The remaining Israeli team decided to leave the Olympic games but the Committee did not cancel the games following the murders. The games were put back on after only a twenty four-hour break period. This left the world shocked and offended. Israel’s call to halt the Games was left unnoticed, for no other Olympic team joined them in their boycott. However five other athletes, non-Jewish, left the Games for reasons of conscience. Germany’s hopes for peaceful games, devoid of politics died too. But the Olympic spirit was too strong to snuff out.
Twenty five years later a bombing occurs at Centennial Olympic Park, where thousands of visitors had gathered on the ninth day of the 1996 Summer Olympics. The bomb had been placed near the main stage in the park. When it went off it injured one hundred and eleven people and killed one, Alice Hawthorne, a mother who had traveled to Atlanta with her daughter to see the Olympics. This incident also caused a Turkish cameraman to die of a heart attack responding to the blast. The bomb was improvised and homemade. “The fatal bombing in Atlanta was a terrorist attack aimed at thousands of innocent persons gathered at the Olympic Park,” said the director of the FBI. Once again, another Olympics are squandered in the shadow of terrorism.
The bombing at Centennial Olympic Park in Atlanta was not the first time an Olympic Games had been disrupted by terrorism. The Munich disaster had happened in 1972. The lasting images of those Olympic Games are that of a terrorist in a ski mask, and not an athlete in triumph.

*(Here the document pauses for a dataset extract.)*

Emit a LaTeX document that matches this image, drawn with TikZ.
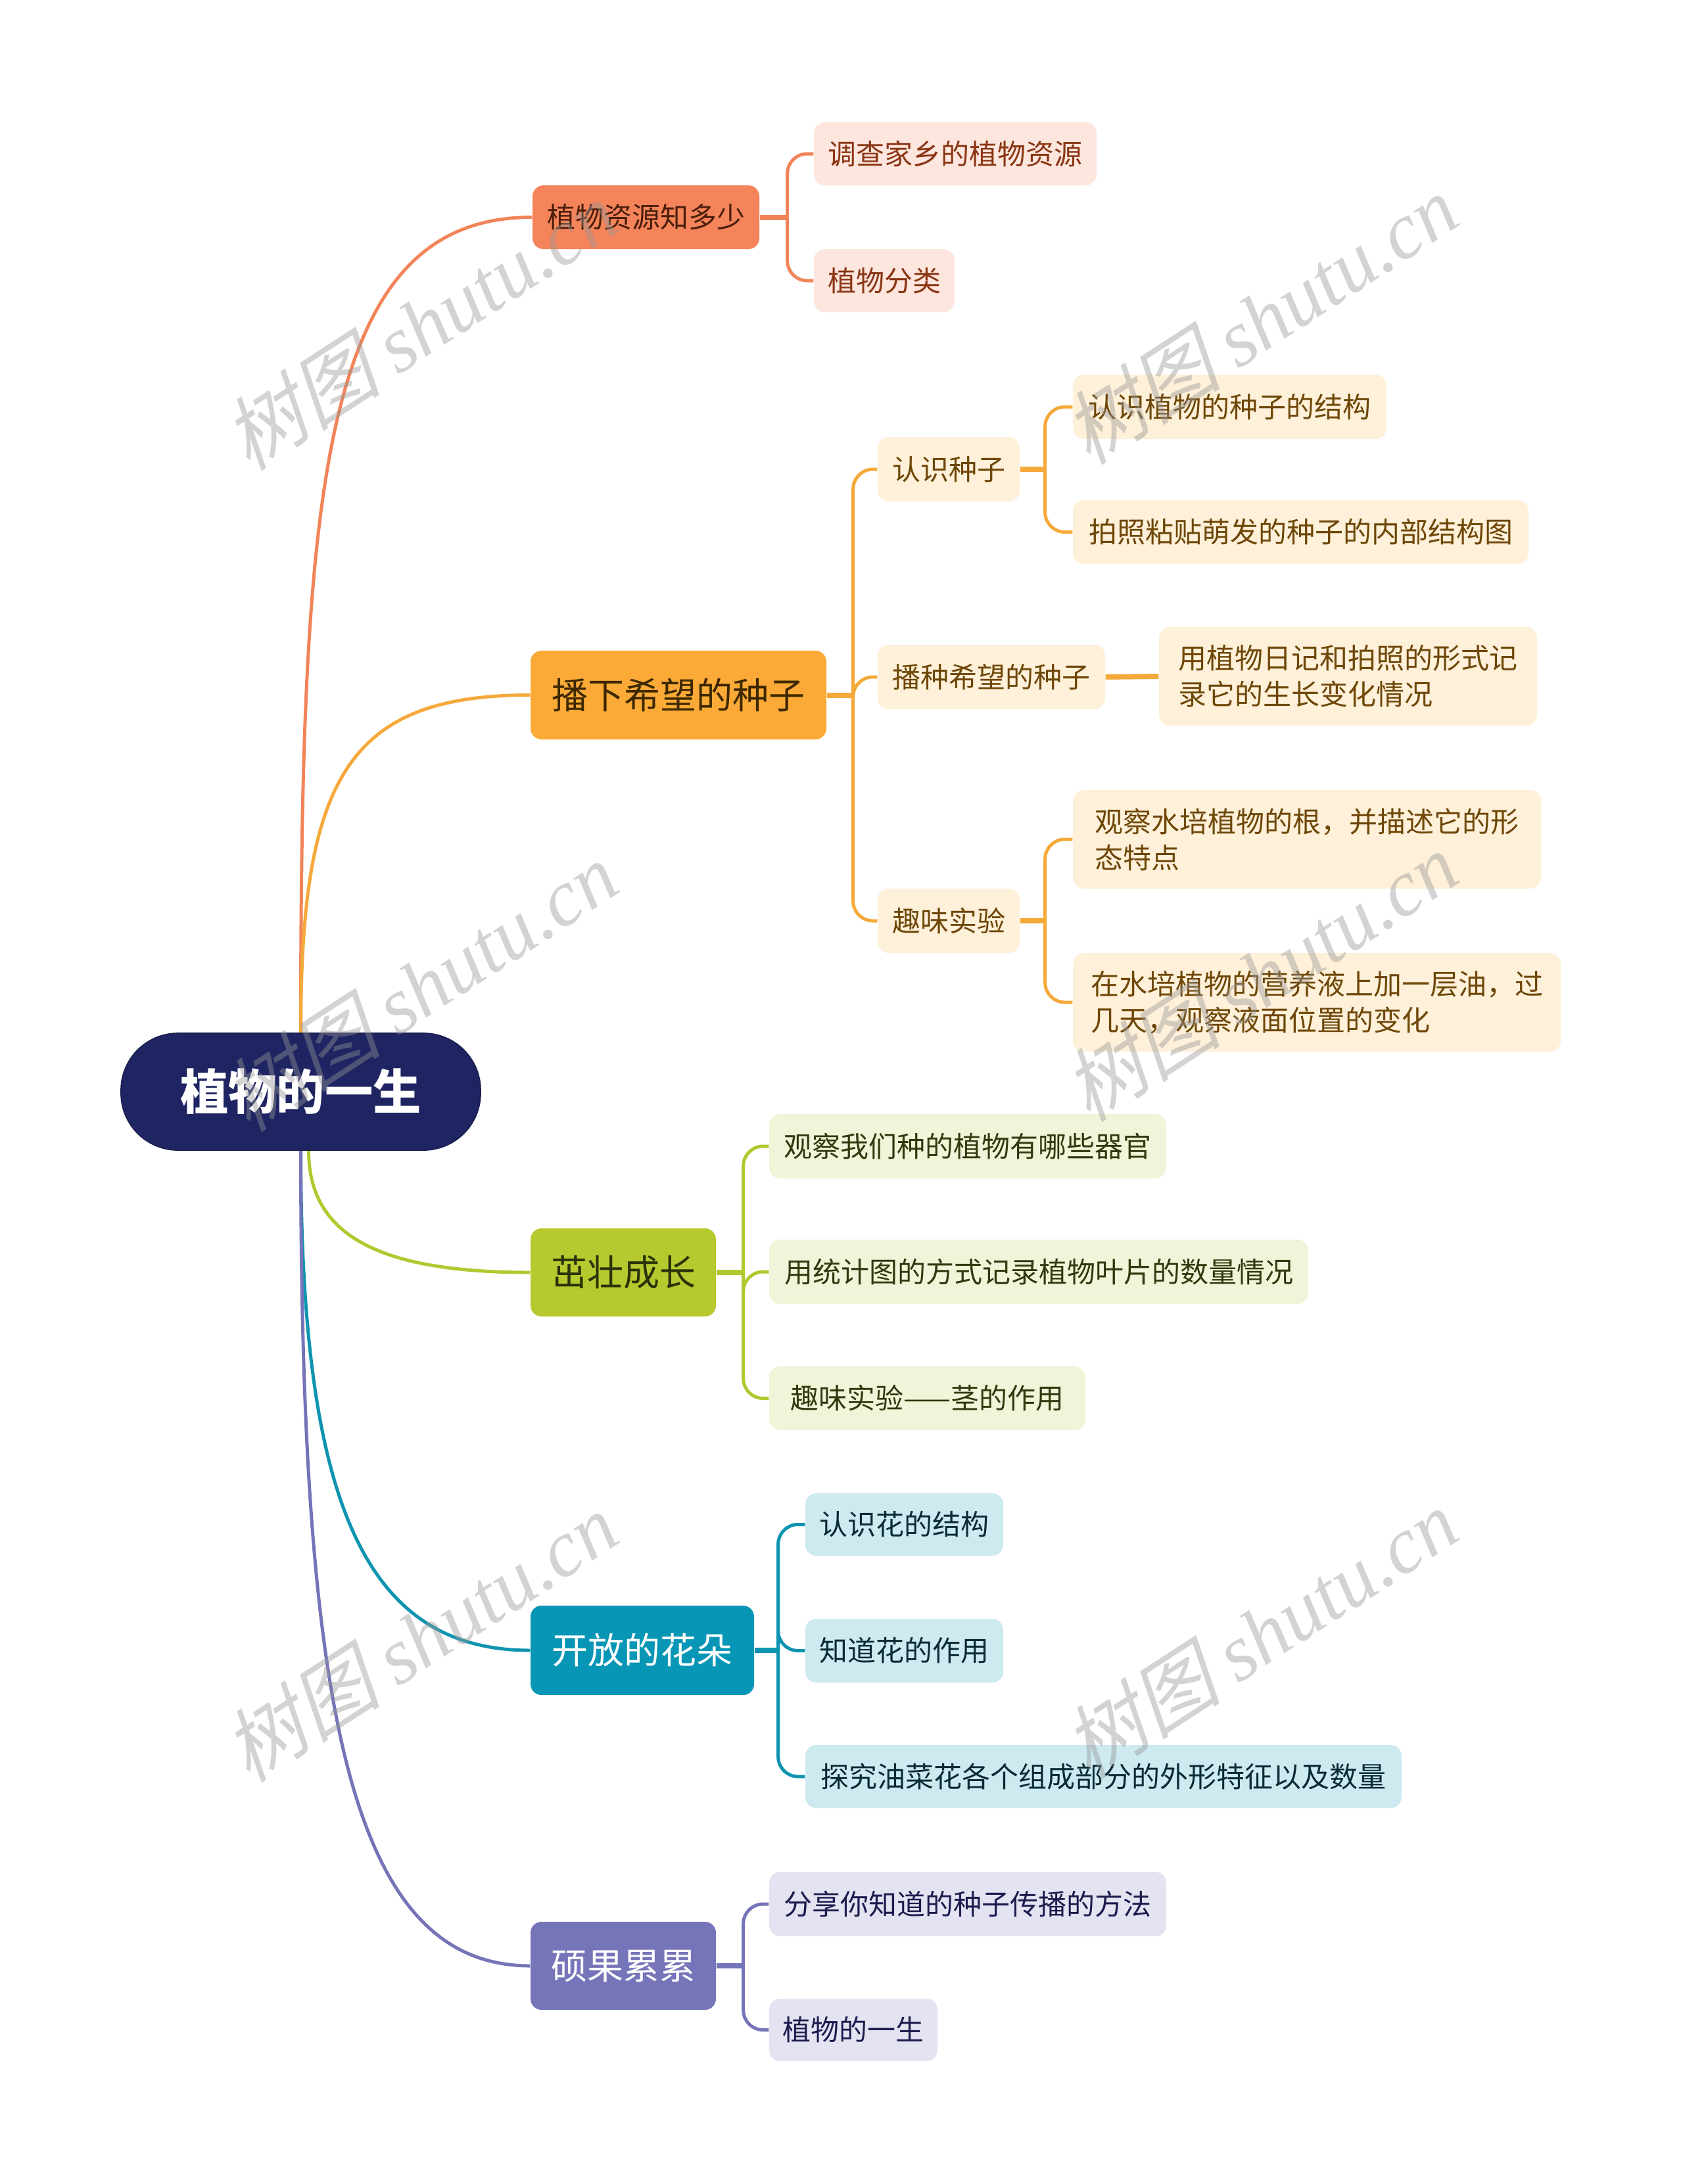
\documentclass[tikz,border=0pt]{standalone}
\usepackage{fontspec}
\setmainfont{Noto Sans CJK SC}
\newfontfamily\wmcjk[FakeSlant=0.25]{Noto Sans CJK SC}
\newfontfamily\wmlat{Liberation Serif}
\usetikzlibrary{calc}
\pgfdeclarelayer{background}
\pgfsetlayers{background,main}
\definecolor{rootc}{HTML}{1F2562}
\definecolor{oc}{HTML}{F2845A}
\definecolor{of1}{HTML}{F5845A}
\definecolor{ot1}{HTML}{4A1E0A}
\definecolor{of2}{HTML}{FDE6DD}
\definecolor{ot2}{HTML}{8A3514}
\definecolor{yc}{HTML}{F5A93A}
\definecolor{yf1}{HTML}{FBAA37}
\definecolor{yt1}{HTML}{3D2800}
\definecolor{yf2}{HTML}{FEF0D9}
\definecolor{yt2}{HTML}{6E4708}
\definecolor{gc}{HTML}{B3C72F}
\definecolor{gf1}{HTML}{B6C92E}
\definecolor{gt1}{HTML}{2A320A}
\definecolor{gf2}{HTML}{F1F4D8}
\definecolor{gt2}{HTML}{2F3A0F}
\definecolor{bc}{HTML}{0E94B0}
\definecolor{bf1}{HTML}{0796B5}
\definecolor{bf2}{HTML}{CDEAF1}
\definecolor{bt2}{HTML}{0C2A33}
\definecolor{pc}{HTML}{7674B8}
\definecolor{pf1}{HTML}{7775B9}
\definecolor{pf2}{HTML}{E4E3F1}
\definecolor{pt2}{HTML}{1E1B4E}
\definecolor{wmc}{HTML}{969696}
\newcommand{\mmnode}[7]{%
  \node[#1, minimum width={(#5-#3)*0.3pt}, minimum height={(#6-#4)*0.3pt}] (#2) at ({(#3+#5)/2},{(#4+#6)/2}) {#7};}
\tikzset{
  box/.style={rounded corners=5pt, inner sep=0pt, align=left, font=\fontsize{12.9pt}{16.5pt}\selectfont},
  bigbox/.style={box, font=\fontsize{16.5pt}{20pt}\selectfont},
  rootbox/.style={fill=rootc, draw=rootc!80!black, line width=0.5pt, rounded corners=26pt, inner sep=0pt, text=white, font=\fontsize{22pt}{26pt}\selectfont\bfseries},
  curve/.style={line width=1.5pt},
  stub/.style={line width=2.4pt},
  br/.style={line width=1.5pt, rounded corners=9pt},
  wm/.style={text=wmc, text opacity=0.42, rotate=33, inner sep=0pt}
}
\begin{document}
\begin{tikzpicture}[x=0.3pt, y=-0.3pt]
\useasboundingbox (0,0) rectangle (2560,3323);
% root
\mmnode{rootbox}{root}{184}{1572}{731}{1750}{植物的一生}
% orange branch
\mmnode{box, fill=of1, text=ot1}{n1}{810}{282}{1155}{379}{植物资源知多少}
\mmnode{box, fill=of2, text=ot2}{n11}{1238}{186}{1668}{282}{调查家乡的植物资源}
\mmnode{box, fill=of2, text=ot2}{n12}{1238}{379}{1452}{475}{植物分类}
% yellow branch
\mmnode{bigbox, fill=yf1, text=yt1}{n2}{807}{990}{1257}{1125}{播下希望的种子}
\mmnode{box, fill=yf2, text=yt2}{n21}{1335}{665}{1551}{763}{认识种子}
\mmnode{box, fill=yf2, text=yt2}{n211}{1632}{570}{2109}{668}{认识植物的种子的结构}
\mmnode{box, fill=yf2, text=yt2}{n212}{1632}{761}{2325}{858}{拍照粘贴萌发的种子的内部结构图}
\mmnode{box, fill=yf2, text=yt2}{n22}{1335}{981}{1681}{1079}{播种希望的种子}
\mmnode{box, fill=yf2, text=yt2}{n221}{1763}{954}{2338}{1104}{用植物日记和拍照的形式记\\录它的生长变化情况}
\mmnode{box, fill=yf2, text=yt2}{n23}{1335}{1352}{1551}{1450}{趣味实验}
\mmnode{box, fill=yf2, text=yt2}{n231}{1632}{1202}{2344}{1352}{观察水培植物的根，并描述它的形\\态特点}
\mmnode{box, fill=yf2, text=yt2}{n232}{1632}{1450}{2374}{1600}{在水培植物的营养液上加一层油，过\\几天，观察液面位置的变化}
% green branch
\mmnode{bigbox, fill=gf1, text=gt1}{n3}{807}{1869}{1089}{2003}{茁壮成长}
\mmnode{box, fill=gf2, text=gt2}{n31}{1170}{1695}{1774}{1793}{观察我们种的植物有哪些器官}
\mmnode{box, fill=gf2, text=gt2}{n32}{1170}{1886}{1990}{1984}{用统计图的方式记录植物叶片的数量情况}
\mmnode{box, fill=gf2, text=gt2}{n33}{1170}{2079}{1651}{2176}{趣味实验——茎的作用}
% blue branch
\mmnode{bigbox, fill=bf1, text=white}{n4}{807}{2443}{1147}{2579}{开放的花朵}
\mmnode{box, fill=bf2, text=bt2}{n41}{1225}{2272}{1526}{2367}{认识花的结构}
\mmnode{box, fill=bf2, text=bt2}{n42}{1225}{2463}{1526}{2560}{知道花的作用}
\mmnode{box, fill=bf2, text=bt2}{n43}{1225}{2655}{2132}{2751}{探究油菜花各个组成部分的外形特征以及数量}
% purple branch
\mmnode{bigbox, fill=pf1, text=white}{n5}{807}{2924}{1089}{3058}{硕果累累}
\mmnode{box, fill=pf2, text=pt2}{n51}{1170}{2848}{1774}{2946}{分享你知道的种子传播的方法}
\mmnode{box, fill=pf2, text=pt2}{n52}{1170}{3041}{1426}{3136}{植物的一生}
% branch coordinates
\coordinate (b1) at ($(n1.east)+(42,0)$);
\coordinate (b2) at ($(n2.east)+(40,0)$);
\coordinate (b21) at ($(n21.east)+(38,0)$);
\coordinate (b23) at ($(n23.east)+(38,0)$);
\coordinate (b3) at ($(n3.east)+(41,0)$);
\coordinate (b4) at ($(n4.east)+(36,0)$);
\coordinate (b5) at ($(n5.east)+(41,0)$);
\coordinate (rg) at ($(root.south)+(12,0)$);
\begin{pgfonlayer}{background}
% root curves
\draw[curve, oc] (root.north) .. controls +(0,-831) and +(-322,0) .. (n1.west);
\draw[curve, yc] (root.north) .. controls +(0,-386) and +(-278,0) .. (n2.west);
\draw[curve, gc] (rg) .. controls +(0,127) and +(-233,0) .. (n3.west);
\draw[curve, bc] (root.south) .. controls +(0,530) and +(-254,0) .. (n4.west);
\draw[curve, pc] (root.south) .. controls +(0,848) and +(-275,0) .. (n5.west);
% orange
\draw[stub, oc] (n1.east) -- (b1);
\draw[br, oc] (b1) |- (n11.west);
\draw[br, oc] (b1) |- (n12.west);
% yellow
\draw[stub, yc] (n2.east) -- (b2);
\draw[br, yc] (b2) |- (n21.west);
\draw[br, yc] (b2) |- (n22.west);
\draw[br, yc] (b2) |- (n23.west);
\draw[stub, yc] (n21.east) -- (b21);
\draw[br, yc] (b21) |- (n211.west);
\draw[br, yc] (b21) |- (n212.west);
\draw[stub, yc] (n22.east) -- (n221.west);
\draw[stub, yc] (n23.east) -- (b23);
\draw[br, yc] (b23) |- (n231.west);
\draw[br, yc] (b23) |- (n232.west);
% green
\draw[stub, gc] (n3.east) -- (b3);
\draw[br, gc] (b3) |- (n31.west);
\draw[br, gc] (b3) |- (n32.west);
\draw[br, gc] (b3) |- (n33.west);
% blue
\draw[stub, bc] (n4.east) -- (b4);
\draw[br, bc] (b4) |- (n41.west);
\draw[br, bc] (b4) |- (n42.west);
\draw[br, bc] (b4) |- (n43.west);
% purple
\draw[stub, pc] (n5.east) -- (b5);
\draw[br, pc] (b5) |- (n51.west);
\draw[br, pc] (b5) |- (n52.west);
\end{pgfonlayer}
% watermarks
\foreach \i/\wx/\wy in {1/638/495, 2/1916/486, 3/638/1501, 4/1916/1486, 5/638/2491, 6/1916/2486}{
  \node[wm] (wm\i) at (\wx,\wy) {\fontsize{36.5pt}{42pt}\selectfont{\wmcjk 树图} {\wmlat\itshape shutu.cn}};
}
\end{tikzpicture}
\end{document}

In contrast to the Atlanta blast, the bomb was placed in an unsecured public area while the Munich attack involved penetrated security and was aimed at the athletes themselves and the nation they represented.
Munich’s attack though has prevented other similar situations from happening. Since 1972, the general public has submitted to security searches in airports, arenas and other public events. Living with the possibility of terrorism has made everyone just a little bit more aware of what could happen. With a society as violent as the one existing now, the Olympics are fortunate that they have only been threatened with terrorism twice. But if society keeps progressing the way it is right now, terrorism in more sporting events will be inevitable.